- Born: November 1958 (age 67) Sydney, New South Wales
- Allegiance: Australia
- Branch: Australian Army
- Service years: 1977–2011
- Rank: Major general
- Commands: 16th Brigade (Aviation) 5th Aviation Regiment 171st Aviation Squadron
- Awards: Officer of the Order of Australia Conspicuous Service Cross Officer of the National Order of Merit (France)

= Tony Fraser =

Australian general

Major General Anthony Peter Fraser, (born November 1958) is an Australian public servant and retired Australian Army officer. He was the Deputy Secretary Capability Acquisition and Sustainment Group within the Department of Defence, he held the position from November 2018–August 2022, after being succeeded by Chris Deeble. He was previously the managing director of Airbus Australia Pacific (2015–2018). He retired from the army in 2011 after a 34-year career, his final posting being Head, Helicopter Systems Division within the Defence Materiel Organisation.

==Military career==
Fraser was born in Sydney in November 1958, and grew up in regional New South Wales. He joined the Australian Army in July 1977 as an aviation cadet and graduated from the Officer Cadet School, Portsea in June 1978.
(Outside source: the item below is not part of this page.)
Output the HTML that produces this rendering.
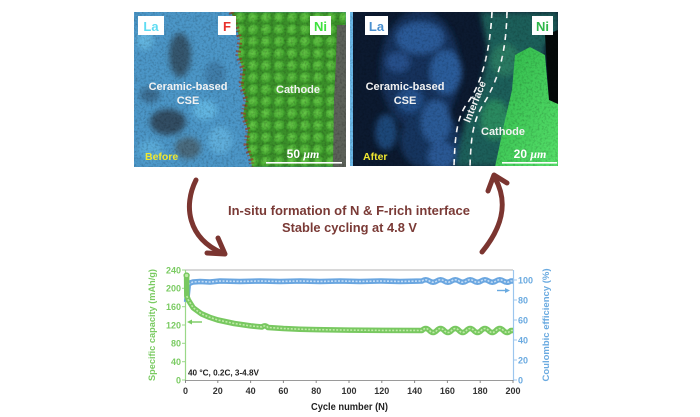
<!DOCTYPE html>
<html><head><meta charset="utf-8"><style>
html,body{margin:0;padding:0;background:#fff;}
svg{display:block;font-family:"Liberation Sans",Arial,sans-serif;}
</style></head><body>
<svg width="700" height="417" viewBox="0 0 700 417" xmlns="http://www.w3.org/2000/svg">
<defs>
  <clipPath id="cl"><rect x="134" y="12" width="212" height="155"/></clipPath>
  <clipPath id="cr"><rect x="350" y="12" width="208" height="154"/></clipPath>
  <clipPath id="cg"><polygon points="231,12 236,25 240,40 238,55 243,70 241,85 246,100 243,115 248,130 246,145 251,160 252,167 346,167 346,12"/></clipPath>
  <radialGradient id="pg" cx="0.4" cy="0.4" r="0.6">
    <stop offset="0" stop-color="#6acb4a"/><stop offset="0.8" stop-color="#45a830"/><stop offset="1" stop-color="#348a26"/>
  </radialGradient>
  <pattern id="part" x="0" y="0" width="13" height="12" patternUnits="userSpaceOnUse">
    <rect width="13" height="12" fill="#3a8f2a"/>
    <circle cx="6.5" cy="6" r="5.6" fill="url(#pg)"/>
  </pattern>
  <filter id="noise" x="0" y="0" width="100%" height="100%">
    <feTurbulence type="fractalNoise" baseFrequency="0.45" numOctaves="2" seed="4"/>
    <feColorMatrix type="matrix" values="0 0 0 0 0  0 0 0 0 0  0 0 0 0 0  0 0 0 -2.2 1.25"/>
  </filter>
  <filter id="blur" x="-20%" y="-20%" width="140%" height="140%"><feGaussianBlur stdDeviation="3"/></filter>
  <filter id="blur1"><feGaussianBlur stdDeviation="0.6"/></filter>
  <linearGradient id="bg2" x1="0" y1="0" x2="1" y2="1">
    <stop offset="0" stop-color="#2fb84a"/><stop offset="1" stop-color="#56e06a"/>
  </linearGradient>
</defs>

<!-- LEFT IMAGE -->
<g clip-path="url(#cl)">
  <rect x="134" y="12" width="212" height="155" fill="#4c97c8"/>
  <g filter="url(#blur)">
    <ellipse cx="180" cy="55" rx="11" ry="22" fill="#35566e"/>
    <ellipse cx="168" cy="122" rx="18" ry="13" fill="#304e64"/>
    <ellipse cx="188" cy="148" rx="13" ry="11" fill="#4a6a7e"/>
    <ellipse cx="150" cy="95" rx="10" ry="8" fill="#3a6d92"/>
    <ellipse cx="215" cy="75" rx="10" ry="14" fill="#3f7eaa"/>
    <ellipse cx="145" cy="40" rx="8" ry="10" fill="#64b6e0"/>
    <ellipse cx="205" cy="110" rx="12" ry="10" fill="#62b6e2"/>
    <ellipse cx="220" cy="140" rx="12" ry="14" fill="#5eaedb"/>
    <ellipse cx="150" cy="150" rx="12" ry="10" fill="#5aaad8"/>
  </g>
  <rect x="231" y="12" width="115" height="155" fill="url(#part)" clip-path="url(#cg)" filter="url(#blur1)"/>
  <polygon points="337,25 346,25 346,167 333,167 334,100 336,60" fill="#5d625a"/>
  <polyline points="231,12 236,25 240,40 238,55 243,70 241,85 246,100 243,115 248,130 246,145 251,160 252,167" fill="none" stroke="#9a3a22" stroke-width="5" stroke-dasharray="2 2 1 3" opacity="0.7"/>
  <rect x="134" y="12" width="212" height="155" filter="url(#noise)" opacity="0.22"/>
</g>
<g font-weight="bold">
  <rect x="138" y="16" width="26" height="19" fill="#fff"/>
  <text x="151" y="31" font-size="13" fill="#5fdcf2" text-anchor="middle">La</text>
  <rect x="218" y="16" width="18" height="19" fill="#fff"/>
  <text x="227" y="31" font-size="13" fill="#e8302a" text-anchor="middle">F</text>
  <rect x="310" y="16" width="21" height="19" fill="#fff"/>
  <text x="320.5" y="31" font-size="13" fill="#3ee23e" text-anchor="middle">Ni</text>
  <text x="188" y="90" font-size="11" fill="#f2f2f2" text-anchor="middle">Ceramic-based</text>
  <text x="188" y="104" font-size="11" fill="#f2f2f2" text-anchor="middle">CSE</text>
  <text x="298" y="93" font-size="11" fill="#f2f2f2" text-anchor="middle">Cathode</text>
  <text x="145" y="160" font-size="10.5" fill="#f0e830">Before</text>
  <text x="303" y="158" font-size="12" fill="#fff" text-anchor="middle">50 <tspan font-family="Liberation Serif" font-style="italic">μm</tspan></text>
  <rect x="266" y="162" width="76" height="1.6" fill="#fff"/>
</g>

<!-- RIGHT IMAGE -->
<g clip-path="url(#cr)">
  <rect x="350" y="12" width="208" height="154" fill="#0c1a30"/>
  <g filter="url(#blur)">
    <ellipse cx="420" cy="70" rx="40" ry="60" fill="#16325c"/>
    <ellipse cx="430" cy="140" rx="30" ry="30" fill="#18365f"/>
    <ellipse cx="420" cy="38" rx="24" ry="16" fill="#2a5a98"/>
    <ellipse cx="446" cy="72" rx="16" ry="22" fill="#2c5c9a"/>
    <ellipse cx="398" cy="62" rx="12" ry="10" fill="#26508a"/>
    <ellipse cx="436" cy="122" rx="15" ry="22" fill="#2a5a96"/>
    <ellipse cx="442" cy="156" rx="14" ry="14" fill="#2a5894"/>
    <ellipse cx="386" cy="132" rx="11" ry="18" fill="#1f4678"/>
    <ellipse cx="410" cy="100" rx="13" ry="13" fill="#23508a"/>
    <polygon points="480,12 558,12 558,40 545,45 540,100 520,110 505,167 455,167 465,120 480,90 488,50" fill="#1d5e5a"/>
    <ellipse cx="505" cy="60" rx="14" ry="16" fill="#2a7a62"/>
    <ellipse cx="495" cy="120" rx="14" ry="20" fill="#2a8a60"/>
  </g>
  <polygon points="545,35 558,30 558,105 549,100" fill="#050a0a"/>
  <polygon points="515,55 530,47 545,55 549,100 558,104 558,167 495,167 505,120 512,90" fill="url(#bg2)"/>
  <rect x="350" y="12" width="3" height="154" fill="#6ab8e8"/>
  <path d="M492,12 C490,50 482,85 466,105 C456,120 455,140 454,166" fill="none" stroke="#fff" stroke-width="1.6" stroke-dasharray="6 5"/>
  <path d="M507,12 C506,50 500,75 486,100 C472,120 471,140 470,166" fill="none" stroke="#fff" stroke-width="1.6" stroke-dasharray="6 5"/>
  <rect x="350" y="12" width="208" height="154" filter="url(#noise)" opacity="0.2"/>
</g>
<g font-weight="bold">
  <rect x="365" y="16" width="23" height="19" fill="#fff"/>
  <text x="376.5" y="31" font-size="13" fill="#4a90d0" text-anchor="middle">La</text>
  <rect x="532" y="16" width="21" height="19" fill="#fff"/>
  <text x="542.5" y="31" font-size="13" fill="#2eb84a" text-anchor="middle">Ni</text>
  <text x="405" y="90" font-size="11" fill="#f2f2f2" text-anchor="middle">Ceramic-based</text>
  <text x="405" y="104" font-size="11" fill="#f2f2f2" text-anchor="middle">CSE</text>
  <text x="503" y="135" font-size="11" fill="#f2f2f2" text-anchor="middle">Cathode</text>
  <text transform="translate(478,103) rotate(-68)" font-size="10.5" fill="#f2f2f2" text-anchor="middle">Interface</text>
  <text x="363" y="160" font-size="10.5" fill="#f0e830">After</text>
  <text x="530" y="158" font-size="12" fill="#fff" text-anchor="middle">20 <tspan font-family="Liberation Serif" font-style="italic">μm</tspan></text>
  <rect x="502" y="162" width="55" height="1.6" fill="#fff"/>
</g>

<!-- ARROWS & MIDDLE TEXT -->
<g fill="none" stroke="#7b3530" stroke-width="5" stroke-linecap="round" stroke-linejoin="round">
  <path d="M196,180 C183,206 188,238 222,253"/>
  <polyline points="207,253 225,254 218,238"/>
  <path d="M482,252 C500,230 510,205 495,178"/>
  <polyline points="488,191 494,175 507,183"/>
</g>
<text x="349" y="215" font-size="12.5" font-weight="bold" fill="#7a3a36" text-anchor="middle" textLength="242" lengthAdjust="spacingAndGlyphs">In-situ formation of N &amp; F-rich interface</text>
<text x="349.5" y="232" font-size="12.5" font-weight="bold" fill="#7a3a36" text-anchor="middle" textLength="135" lengthAdjust="spacingAndGlyphs">Stable cycling at 4.8 V</text>

<!-- CHART -->
<g>
  <line x1="185" y1="270" x2="513" y2="270" stroke="#b0b0b0" stroke-width="1"/>
  <line x1="185" y1="380.5" x2="513" y2="380.5" stroke="#9a9a9a" stroke-width="1"/>
  <line x1="185.5" y1="270" x2="185.5" y2="381" stroke="#9ad888" stroke-width="1.2"/>
  <line x1="513.5" y1="270" x2="513.5" y2="381" stroke="#9cc6ee" stroke-width="1.2"/>
  <g stroke="#9ad888" stroke-width="1">
    <line x1="182" y1="270" x2="185" y2="270"/><line x1="182" y1="288.3" x2="185" y2="288.3"/>
    <line x1="182" y1="306.7" x2="185" y2="306.7"/><line x1="182" y1="325" x2="185" y2="325"/>
    <line x1="182" y1="343.3" x2="185" y2="343.3"/><line x1="182" y1="361.7" x2="185" y2="361.7"/>
    <line x1="182" y1="380" x2="185" y2="380"/>
  </g>
  <g stroke="#9cc6ee" stroke-width="1">
    <line x1="513" y1="280" x2="517" y2="280"/><line x1="513" y1="300" x2="517" y2="300"/>
    <line x1="513" y1="320" x2="517" y2="320"/><line x1="513" y1="340" x2="517" y2="340"/>
    <line x1="513" y1="360" x2="517" y2="360"/><line x1="513" y1="380" x2="517" y2="380"/>
  </g>
  <g stroke="#888" stroke-width="1">
    <line x1="185.5" y1="380" x2="185.5" y2="383"/><line x1="217.8" y1="380" x2="217.8" y2="383"/>
    <line x1="250.6" y1="380" x2="250.6" y2="383"/><line x1="283.4" y1="380" x2="283.4" y2="383"/>
    <line x1="316.2" y1="380" x2="316.2" y2="383"/><line x1="349" y1="380" x2="349" y2="383"/>
    <line x1="381.8" y1="380" x2="381.8" y2="383"/><line x1="414.6" y1="380" x2="414.6" y2="383"/>
    <line x1="447.4" y1="380" x2="447.4" y2="383"/><line x1="480.2" y1="380" x2="480.2" y2="383"/>
    <line x1="513" y1="380" x2="513" y2="383"/>
  </g>
  <g font-size="9" font-weight="bold" fill="#7acb62" text-anchor="end">
    <text x="181" y="273.3">240</text><text x="181" y="291.6">200</text>
    <text x="181" y="310">160</text><text x="181" y="328.3">120</text>
    <text x="181" y="346.6">80</text><text x="181" y="365">40</text>
    <text x="181" y="383.3">0</text>
  </g>
  <g font-size="9" font-weight="bold" fill="#6aaae0">
    <text x="518" y="283.3">100</text><text x="518" y="303.3">80</text>
    <text x="518" y="323.3">60</text><text x="518" y="343.3">40</text>
    <text x="518" y="363.3">20</text><text x="518" y="383.3">0</text>
  </g>
  <g font-size="9" font-weight="bold" fill="#333" text-anchor="middle">
    <text x="185.5" y="394">0</text><text x="217.8" y="394">20</text>
    <text x="250.6" y="394">40</text><text x="283.4" y="394">60</text>
    <text x="316.2" y="394">80</text><text x="349" y="394">100</text>
    <text x="381.8" y="394">120</text><text x="414.6" y="394">140</text>
    <text x="447.4" y="394">160</text><text x="480.2" y="394">180</text>
    <text x="513" y="394">200</text>
  </g>
  <text x="349.5" y="410" font-size="10" font-weight="bold" fill="#222" text-anchor="middle" textLength="77" lengthAdjust="spacingAndGlyphs">Cycle number (N)</text>
  <text transform="translate(155,325) rotate(-90)" font-size="9.5" font-weight="bold" fill="#7acb62" text-anchor="middle" textLength="112" lengthAdjust="spacingAndGlyphs">Specific capacity (mAh/g)</text>
  <text transform="translate(549,325) rotate(-90)" font-size="9.5" font-weight="bold" fill="#6aaae0" text-anchor="middle" textLength="113" lengthAdjust="spacingAndGlyphs">Coulombic efficiency (%)</text>
  <text x="188" y="375.5" font-size="8" font-weight="bold" fill="#222" textLength="71" lengthAdjust="spacingAndGlyphs">40 °C, 0.2C, 3-4.8V</text>

  <!-- blue CE series -->
  <g fill="none" stroke-linejoin="round">
    <path d="M186.6,302 L188.3,285 L190,283 L193,282 L200,281.5 L210,282 L220,281 L240,281.5 L260,281 L280,281.5 L300,281 L320,281.5 L340,281 L360,281.5 L380,281 L400,281.5 L422,281 Q425.7,278.5 429.4,281 T436.8,281 T444.2,281 T451.6,281 T459,281 T466.4,281 T473.8,281 T481.2,281 T488.6,281 T496,281 T503.4,281 T510.8,281 L513,281" stroke="#6aa6e0" stroke-width="5.5"/>
    <path d="M186.6,302 L188.3,285 L190,283 L193,282 L200,281.5 L210,282 L220,281 L240,281.5 L260,281 L280,281.5 L300,281 L320,281.5 L340,281 L360,281.5 L380,281 L400,281.5 L422,281 Q425.7,278.5 429.4,281 T436.8,281 T444.2,281 T451.6,281 T459,281 T466.4,281 T473.8,281 T481.2,281 T488.6,281 T496,281 T503.4,281 T510.8,281 L513,281" stroke="#c4ddf6" stroke-width="1.6" stroke-dasharray="2 1.5"/>
  </g>
  <!-- green capacity series -->
  <g fill="none" stroke-linejoin="round">
    <path d="M186.6,275.5 L186.8,296 L188.3,300 L193.2,307.8 L201.4,313.8 L209.6,317.3 L217.8,320 L234.2,323.5 L250.6,325.9 L262,327 Q265,324.5 268,327.5 L283.4,328.5 L299.8,329.2 L316.2,329.6 L349,330.1 L381.8,330.4 L422,330.5 Q425.7,326.5 429.4,330.5 T436.8,330.5 T444.2,330.5 T451.6,330.5 T459,330.5 T466.4,330.5 T473.8,330.5 T481.2,330.5 T488.6,330.5 T496,330.5 T503.4,330.5 T510.8,330.5 L513,330.5" stroke="#78c860" stroke-width="5.5"/>
    <path d="M186.8,296 L188.3,300 L193.2,307.8 L201.4,313.8 L209.6,317.3 L217.8,320 L234.2,323.5 L250.6,325.9 L262,327 Q265,324.5 268,327.5 L283.4,328.5 L299.8,329.2 L316.2,329.6 L349,330.1 L381.8,330.4 L422,330.5 Q425.7,326.5 429.4,330.5 T436.8,330.5 T444.2,330.5 T451.6,330.5 T459,330.5 T466.4,330.5 T473.8,330.5 T481.2,330.5 T488.6,330.5 T496,330.5 T503.4,330.5 T510.8,330.5 L513,330.5" stroke="#c0eaa8" stroke-width="1.6" stroke-dasharray="2 1.5"/>
    <circle cx="186.6" cy="275.5" r="2.4" stroke="#78c860" stroke-width="1.5" fill="#c0eaa8"/>
  </g>
  <g stroke-width="1.4">
    <line x1="189" y1="322" x2="202" y2="322" stroke="#7acb62"/>
    <polygon points="187,322 192,319.5 192,324.5" fill="#7acb62"/>
    <line x1="497" y1="290.5" x2="508" y2="290.5" stroke="#6aaae0"/>
    <polygon points="510,290.5 505,288 505,293" fill="#6aaae0"/>
  </g>
</g>
</svg>
</body></html>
In 1987–88, Fraser served in Israel and Lebanon with the United Nations Truce Supervision Organization, following which he was awarded a Chief of the General Staff commendation. In 1992 he was awarded the Conspicuous Service Cross.

On promotion to colonel in January 2000, Fraser assumed the appointment of commander 1st Division Aviation, a tenure that included command of the Sydney Olympics Joint Aviation Group. He was appointed a Member of the Order of Australia in 2003 for his service in this role. He was promoted to brigadier in January 2003, and to major general on 25 August 2006. He transitioned from Defence in 2011 and in 2012 was appointed the Head of Region – Australasia with Finmeccanica.

Fraser has 5500 flying hours, mostly on helicopters, and was the first Australian Army pilot to achieve an A1 instructor category. He was appointed an Officer of the Order of Australia in the 2010 Australia Day Honours.

Tony Fraser is married to Shannon and has two adult daughters.